DATA LISTING:
-=-=-=-=-

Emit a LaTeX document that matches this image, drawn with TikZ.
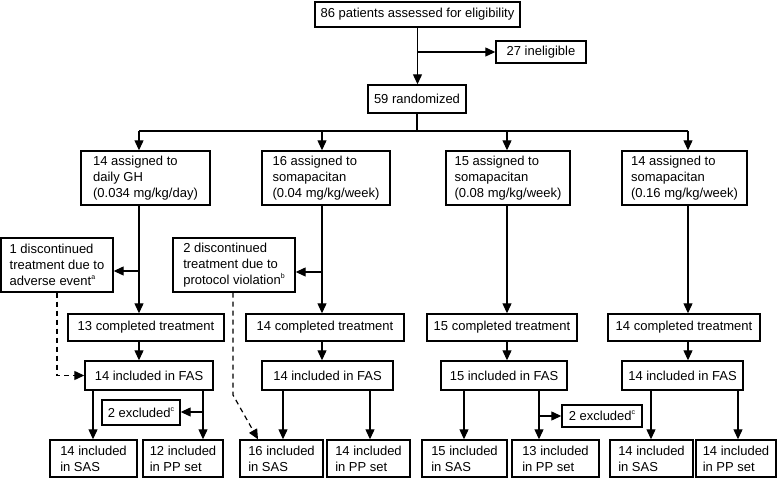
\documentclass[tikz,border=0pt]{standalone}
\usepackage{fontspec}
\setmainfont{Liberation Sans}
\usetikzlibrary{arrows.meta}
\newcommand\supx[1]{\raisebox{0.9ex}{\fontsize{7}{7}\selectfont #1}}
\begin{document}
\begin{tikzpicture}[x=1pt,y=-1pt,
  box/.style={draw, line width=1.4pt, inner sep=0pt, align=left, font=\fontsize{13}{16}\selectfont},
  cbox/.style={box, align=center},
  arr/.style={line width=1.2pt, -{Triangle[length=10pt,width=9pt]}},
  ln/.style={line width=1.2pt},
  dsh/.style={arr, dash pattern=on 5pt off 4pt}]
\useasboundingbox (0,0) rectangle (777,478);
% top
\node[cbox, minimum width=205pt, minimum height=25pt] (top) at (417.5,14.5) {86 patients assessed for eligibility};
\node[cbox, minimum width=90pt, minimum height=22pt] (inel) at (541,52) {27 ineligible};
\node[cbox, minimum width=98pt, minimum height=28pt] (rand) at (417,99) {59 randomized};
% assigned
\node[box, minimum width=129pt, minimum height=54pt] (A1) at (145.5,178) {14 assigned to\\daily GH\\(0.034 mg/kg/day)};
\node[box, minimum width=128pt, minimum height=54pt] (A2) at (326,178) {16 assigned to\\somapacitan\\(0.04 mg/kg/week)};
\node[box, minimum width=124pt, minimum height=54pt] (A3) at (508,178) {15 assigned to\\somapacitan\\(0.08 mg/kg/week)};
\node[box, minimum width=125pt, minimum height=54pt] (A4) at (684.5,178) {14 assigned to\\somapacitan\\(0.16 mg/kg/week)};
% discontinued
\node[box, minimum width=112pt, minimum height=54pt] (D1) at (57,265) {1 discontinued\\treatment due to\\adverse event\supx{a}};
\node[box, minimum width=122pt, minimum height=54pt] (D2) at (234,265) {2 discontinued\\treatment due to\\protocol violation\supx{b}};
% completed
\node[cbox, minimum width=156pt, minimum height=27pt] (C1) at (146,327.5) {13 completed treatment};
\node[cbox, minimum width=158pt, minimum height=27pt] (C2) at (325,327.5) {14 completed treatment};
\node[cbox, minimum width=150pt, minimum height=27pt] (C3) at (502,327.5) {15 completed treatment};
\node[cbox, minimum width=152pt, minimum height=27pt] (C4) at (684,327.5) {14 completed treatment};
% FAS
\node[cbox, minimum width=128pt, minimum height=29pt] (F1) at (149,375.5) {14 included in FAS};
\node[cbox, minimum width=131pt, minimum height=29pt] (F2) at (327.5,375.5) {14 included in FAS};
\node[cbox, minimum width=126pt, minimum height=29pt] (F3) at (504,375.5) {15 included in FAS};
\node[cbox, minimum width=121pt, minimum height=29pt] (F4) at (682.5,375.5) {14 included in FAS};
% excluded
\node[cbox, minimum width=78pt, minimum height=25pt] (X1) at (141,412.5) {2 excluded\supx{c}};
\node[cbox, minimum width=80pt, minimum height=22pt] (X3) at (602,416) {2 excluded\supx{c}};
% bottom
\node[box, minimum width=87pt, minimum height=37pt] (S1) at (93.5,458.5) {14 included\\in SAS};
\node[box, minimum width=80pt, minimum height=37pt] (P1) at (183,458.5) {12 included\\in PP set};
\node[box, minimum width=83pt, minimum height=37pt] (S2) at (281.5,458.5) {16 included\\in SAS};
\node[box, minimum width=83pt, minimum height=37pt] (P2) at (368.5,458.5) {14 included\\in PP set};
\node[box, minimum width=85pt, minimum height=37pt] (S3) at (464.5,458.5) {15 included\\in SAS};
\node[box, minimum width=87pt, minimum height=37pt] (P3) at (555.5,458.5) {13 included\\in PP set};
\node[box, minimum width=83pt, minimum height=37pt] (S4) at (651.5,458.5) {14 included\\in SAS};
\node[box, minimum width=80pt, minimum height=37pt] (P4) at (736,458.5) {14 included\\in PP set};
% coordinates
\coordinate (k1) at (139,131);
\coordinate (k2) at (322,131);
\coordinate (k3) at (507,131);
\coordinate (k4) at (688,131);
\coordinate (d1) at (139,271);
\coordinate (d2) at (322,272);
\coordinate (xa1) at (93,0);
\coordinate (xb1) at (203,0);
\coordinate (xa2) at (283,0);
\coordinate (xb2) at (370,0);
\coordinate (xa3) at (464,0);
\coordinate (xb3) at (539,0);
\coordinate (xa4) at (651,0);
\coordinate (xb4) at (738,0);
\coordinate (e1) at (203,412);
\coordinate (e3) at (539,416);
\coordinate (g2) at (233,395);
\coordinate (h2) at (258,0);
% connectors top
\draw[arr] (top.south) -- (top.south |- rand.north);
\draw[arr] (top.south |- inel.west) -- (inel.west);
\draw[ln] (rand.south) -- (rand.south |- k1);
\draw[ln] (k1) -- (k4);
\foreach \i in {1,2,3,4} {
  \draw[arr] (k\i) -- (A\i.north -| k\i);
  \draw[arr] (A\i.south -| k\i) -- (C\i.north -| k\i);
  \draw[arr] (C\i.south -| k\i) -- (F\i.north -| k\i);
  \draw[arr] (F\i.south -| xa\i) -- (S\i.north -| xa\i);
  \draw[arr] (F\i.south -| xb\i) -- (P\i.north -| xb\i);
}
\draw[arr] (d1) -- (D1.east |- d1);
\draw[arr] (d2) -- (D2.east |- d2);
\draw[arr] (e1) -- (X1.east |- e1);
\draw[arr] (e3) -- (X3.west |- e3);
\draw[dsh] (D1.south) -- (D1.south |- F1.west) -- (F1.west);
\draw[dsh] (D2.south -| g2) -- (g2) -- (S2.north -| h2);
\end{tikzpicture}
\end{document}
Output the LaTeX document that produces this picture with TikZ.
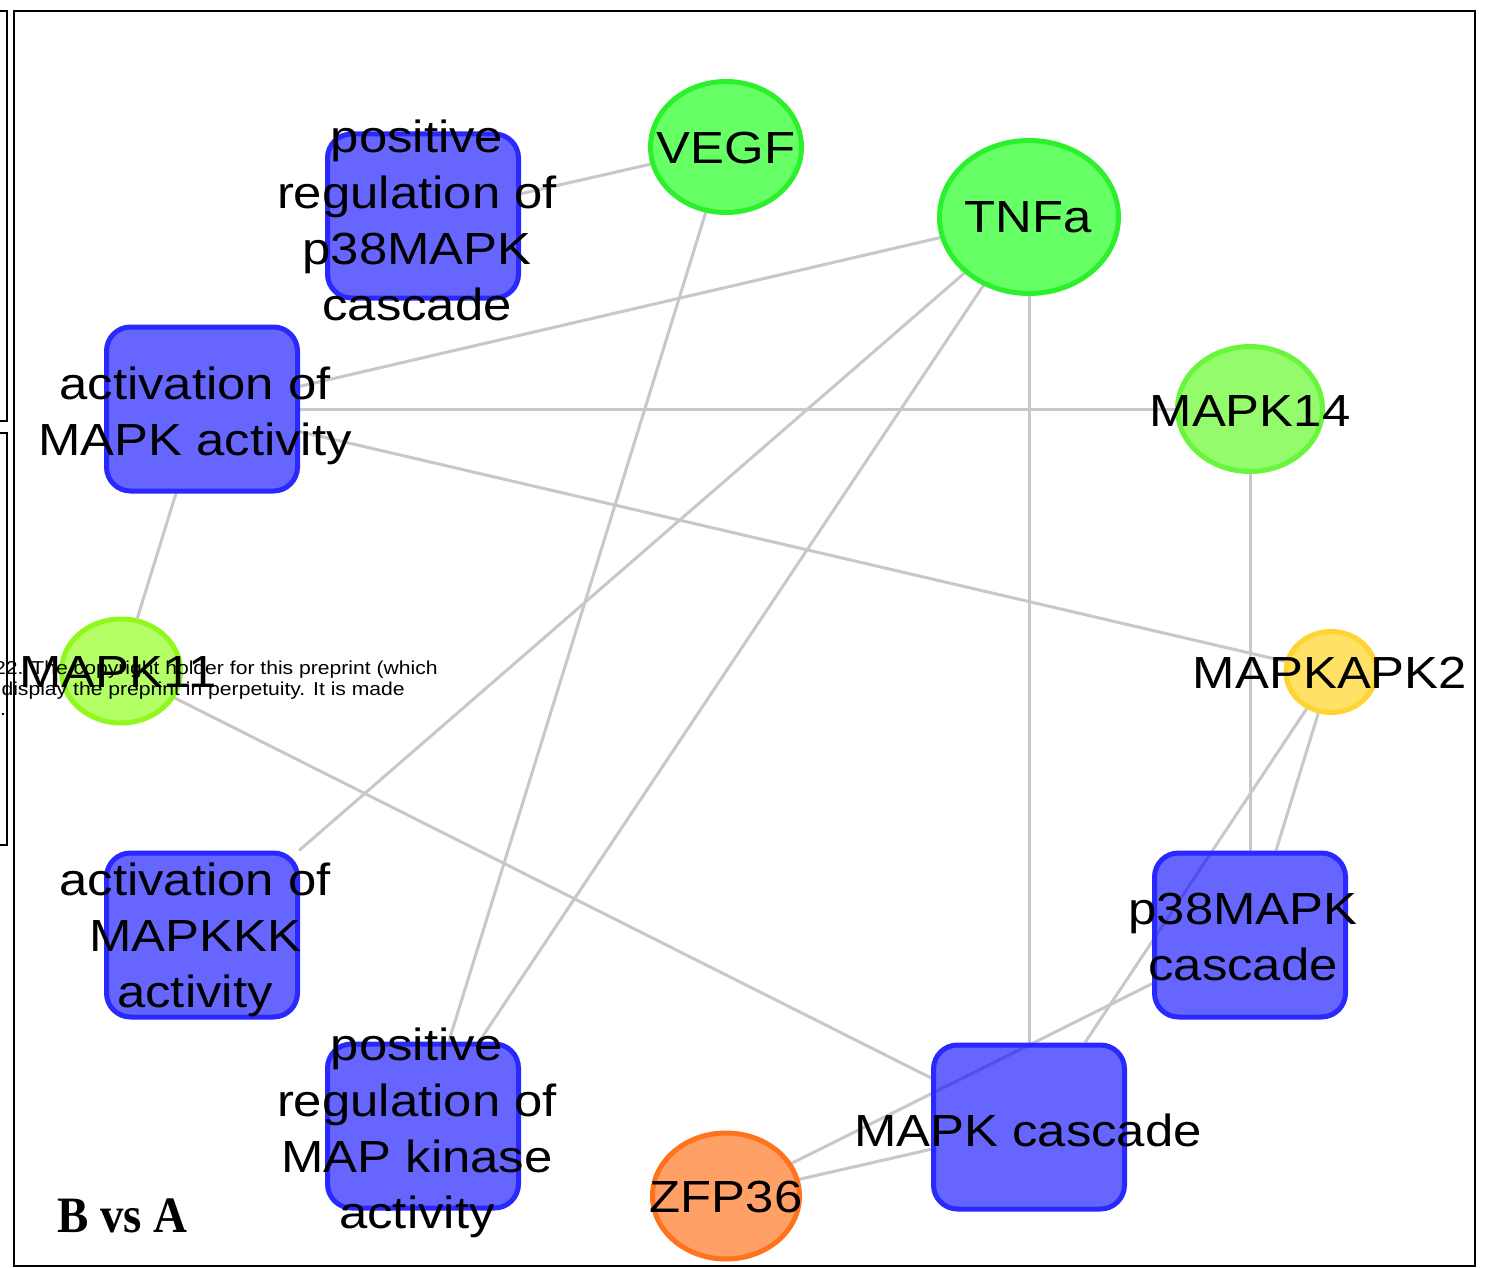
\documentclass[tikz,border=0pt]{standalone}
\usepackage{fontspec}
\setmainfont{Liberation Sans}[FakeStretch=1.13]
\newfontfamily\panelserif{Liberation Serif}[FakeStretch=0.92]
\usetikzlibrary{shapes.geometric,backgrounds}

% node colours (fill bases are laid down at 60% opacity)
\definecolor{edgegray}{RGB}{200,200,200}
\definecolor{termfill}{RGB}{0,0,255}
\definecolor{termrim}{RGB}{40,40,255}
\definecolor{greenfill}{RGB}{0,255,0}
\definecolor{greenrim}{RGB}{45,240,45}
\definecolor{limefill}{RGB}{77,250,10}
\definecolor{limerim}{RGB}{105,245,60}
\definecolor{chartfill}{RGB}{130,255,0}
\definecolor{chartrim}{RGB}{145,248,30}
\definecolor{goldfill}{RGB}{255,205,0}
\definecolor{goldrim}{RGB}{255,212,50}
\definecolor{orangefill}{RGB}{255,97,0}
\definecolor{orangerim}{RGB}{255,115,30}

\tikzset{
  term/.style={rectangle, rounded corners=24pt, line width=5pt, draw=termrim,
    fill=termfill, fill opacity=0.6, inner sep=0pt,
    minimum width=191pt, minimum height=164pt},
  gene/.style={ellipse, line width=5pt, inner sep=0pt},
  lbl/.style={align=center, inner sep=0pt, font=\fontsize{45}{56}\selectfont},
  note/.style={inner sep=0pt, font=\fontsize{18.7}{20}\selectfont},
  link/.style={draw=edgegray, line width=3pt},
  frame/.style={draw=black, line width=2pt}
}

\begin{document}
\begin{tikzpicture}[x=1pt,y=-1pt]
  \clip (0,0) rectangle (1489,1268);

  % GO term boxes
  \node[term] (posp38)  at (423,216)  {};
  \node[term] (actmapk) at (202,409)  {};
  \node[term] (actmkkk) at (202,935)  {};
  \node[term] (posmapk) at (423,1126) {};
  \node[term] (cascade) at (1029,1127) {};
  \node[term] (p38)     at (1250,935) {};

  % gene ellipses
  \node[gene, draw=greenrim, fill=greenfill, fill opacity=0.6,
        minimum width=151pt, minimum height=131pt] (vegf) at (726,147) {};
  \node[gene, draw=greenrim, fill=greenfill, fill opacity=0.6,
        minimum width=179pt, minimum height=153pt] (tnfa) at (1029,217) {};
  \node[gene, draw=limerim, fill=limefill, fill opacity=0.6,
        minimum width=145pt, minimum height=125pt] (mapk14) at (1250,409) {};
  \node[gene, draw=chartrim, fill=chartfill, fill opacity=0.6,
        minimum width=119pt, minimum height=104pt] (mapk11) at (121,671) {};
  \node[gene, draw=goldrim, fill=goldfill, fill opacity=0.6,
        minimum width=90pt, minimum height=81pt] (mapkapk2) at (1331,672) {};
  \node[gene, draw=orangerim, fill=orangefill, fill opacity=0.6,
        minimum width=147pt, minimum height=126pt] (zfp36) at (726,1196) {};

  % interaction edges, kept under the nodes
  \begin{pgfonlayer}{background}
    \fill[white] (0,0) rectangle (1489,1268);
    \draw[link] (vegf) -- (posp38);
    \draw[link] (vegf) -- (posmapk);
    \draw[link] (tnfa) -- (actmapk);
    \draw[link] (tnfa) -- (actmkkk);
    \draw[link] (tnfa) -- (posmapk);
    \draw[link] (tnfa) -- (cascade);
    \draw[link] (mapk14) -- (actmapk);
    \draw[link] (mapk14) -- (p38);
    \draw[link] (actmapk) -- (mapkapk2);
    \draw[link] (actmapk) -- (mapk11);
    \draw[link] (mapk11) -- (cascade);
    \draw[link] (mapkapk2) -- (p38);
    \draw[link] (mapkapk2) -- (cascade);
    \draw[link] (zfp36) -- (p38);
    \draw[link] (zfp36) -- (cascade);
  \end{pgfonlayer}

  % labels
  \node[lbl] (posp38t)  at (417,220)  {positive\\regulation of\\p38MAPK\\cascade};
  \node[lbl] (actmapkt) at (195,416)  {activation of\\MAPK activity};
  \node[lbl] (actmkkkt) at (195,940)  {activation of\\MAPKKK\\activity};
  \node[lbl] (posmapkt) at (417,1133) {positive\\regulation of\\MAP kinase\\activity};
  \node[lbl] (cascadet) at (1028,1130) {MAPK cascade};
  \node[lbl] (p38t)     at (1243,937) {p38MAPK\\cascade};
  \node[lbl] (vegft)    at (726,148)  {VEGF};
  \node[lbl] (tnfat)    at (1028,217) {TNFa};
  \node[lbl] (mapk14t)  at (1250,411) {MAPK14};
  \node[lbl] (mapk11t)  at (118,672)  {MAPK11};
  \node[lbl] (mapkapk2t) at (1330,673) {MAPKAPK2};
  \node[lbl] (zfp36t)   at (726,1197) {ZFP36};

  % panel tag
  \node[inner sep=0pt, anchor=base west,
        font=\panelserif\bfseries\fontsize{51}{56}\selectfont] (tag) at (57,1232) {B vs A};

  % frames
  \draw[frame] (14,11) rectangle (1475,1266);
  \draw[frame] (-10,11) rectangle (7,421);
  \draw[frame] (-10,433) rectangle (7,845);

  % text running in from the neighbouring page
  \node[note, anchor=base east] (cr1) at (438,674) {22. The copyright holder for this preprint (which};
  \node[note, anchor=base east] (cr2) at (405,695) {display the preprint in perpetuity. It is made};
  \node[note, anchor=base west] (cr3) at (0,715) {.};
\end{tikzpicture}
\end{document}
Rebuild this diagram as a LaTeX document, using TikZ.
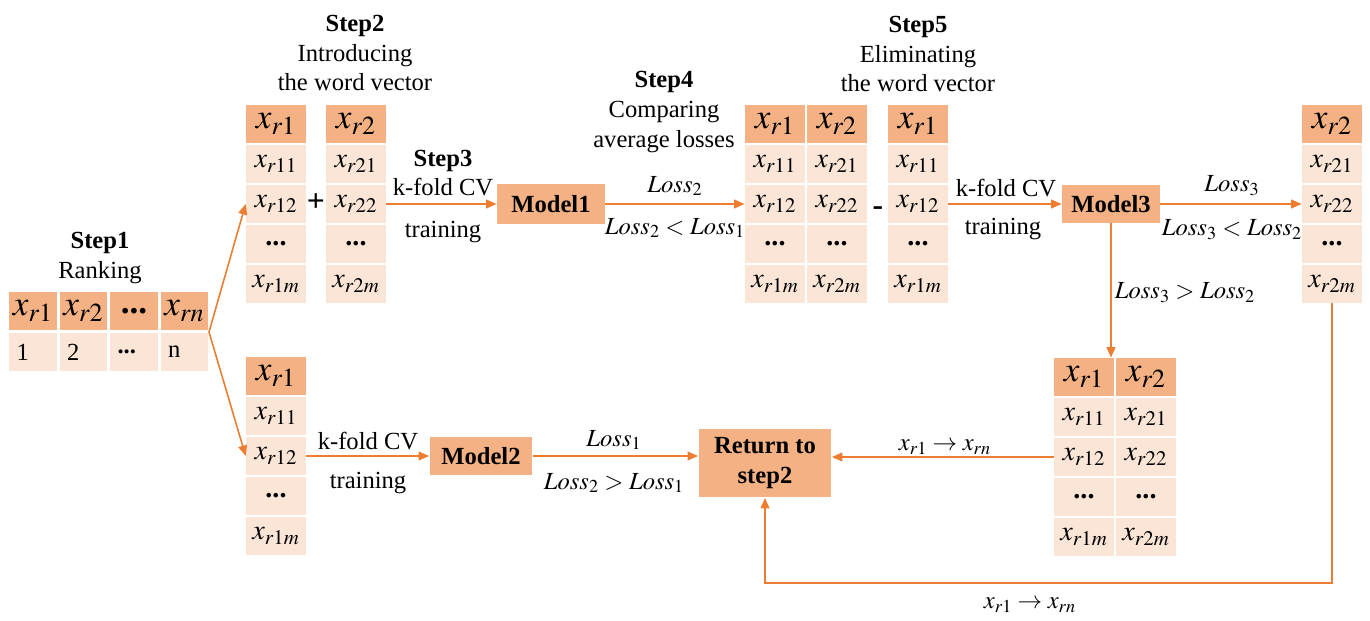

-=-=-=-=-

INSTRUCTION: Select from the material above each line in which the string "that" appears, and list those lines.

ANSWER TO THE TASK:
Emit a LaTeX document that matches this image, drawn with TikZ.
Output the LaTeX document that produces this picture with TikZ.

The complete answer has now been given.